AS READERS DEVOUR THE story this summer, the life of Margaret Mead will once again be in the spotlight.
When asked why Mead was so important, King says, "It seemed that her interest in anthropology was to promote social change in America. And that's a very political thing for an anthropologist to be doing; you are supposed to be objective. So much of what she was writing, attitudes towards women, childrearing, the family … she thought the small, claustrophobic, narrow-minded American family was extremely oppressive and dangerous to the rearing of children."
In Euphoria, King also paints a picture of tribal societies. As the plot moves towards a heady, euphoric climax, she illustrates how anthropologists work with these communities, by relying on their own "informants" to help them unlock the culture.
"I think it's an incredible word," she says. "You want an informant who has an ability to look from a distance at his or her own tribe.
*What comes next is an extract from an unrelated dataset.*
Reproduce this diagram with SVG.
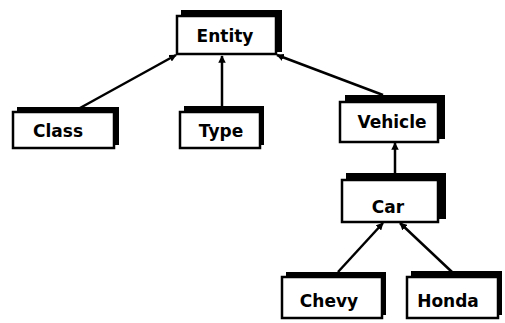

Anthropologists are always trying to find the misfits to talk about what the tribe is like. Because if you're in the tribe, then you don't really know; they can't talk about it as well."
This misfit quality, being an outsider, lends itself rather well to the writing life. Many authors sit at their desks, separated from their communities. They are the misfits of society; the ones on the edge who are able to look back and see clearly.
This is what King has appeared to have pulled off in Euphoria. Without being an anthropologist, an expert on New Guinea or Margaret Mead, she has nonetheless come extremely close to capturing the spirit of the world's most famous anthropologist.
Perhaps Benedict was right: neither history nor experience are a list of facts in a book, but the imagined images that flow through our collective minds.